Although it’s not on their menu at present, the following recipe is both one of the staples of my diet and a favorite from the Blue Plate Diner.

Black Bean Burgers

2 cups cooked or 14-oz. can black beans, drained
1/2 cup of your favorite salsa
1 egg
1 1/2 tsp. apple cider vinegar
1/2 cup wheat flour
1/8 cup corn meal
3/4 tsp. salt
3/4 tsp. black pepper
2 TB olive oil
Kaiser rolls, lettuce, tomato…and any fixin’s that you like. :)

Thoroughly mix black beans with salsa, egg and vinegar.
Add the wheat flour, corn meal, salt and pepper.
Mix and stir until ingredients are well blended. Form into round patties.
Place olive oil in a non-stick  frying pan on low heat.
Place formed patties into the frying pan and cook until firm and brown on one side.
Flip and fry until brown on the other side.

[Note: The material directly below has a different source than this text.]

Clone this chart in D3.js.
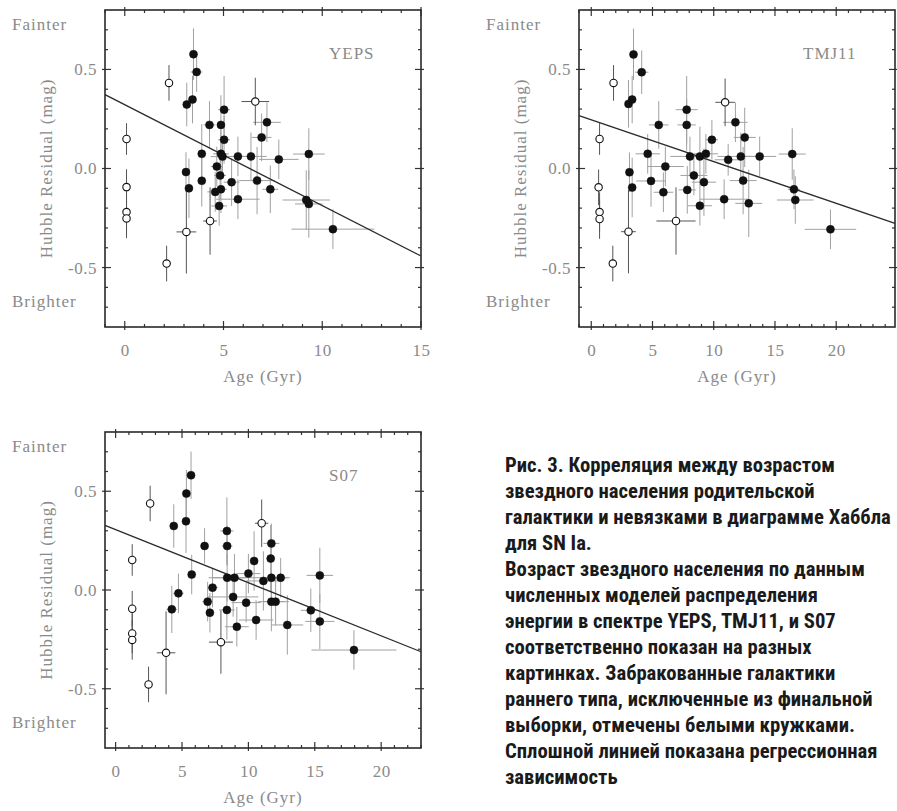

My boyfriend in college loved these burgers as well – when he told me one day that he was going to stop eating eggs (already a vegetarian) I found myself on a quest for a suitable egg substitute that would still allow these to be a favorite food. Here’s what I found:

Vegan Egg Substitute

1 TB ground flax seed
3 T water

Mix ground flax and water in a bowl and let sit until the water is absorbed by the flax.. (~10 minutes) This is the equivalent of one egg and also works great in baked goods.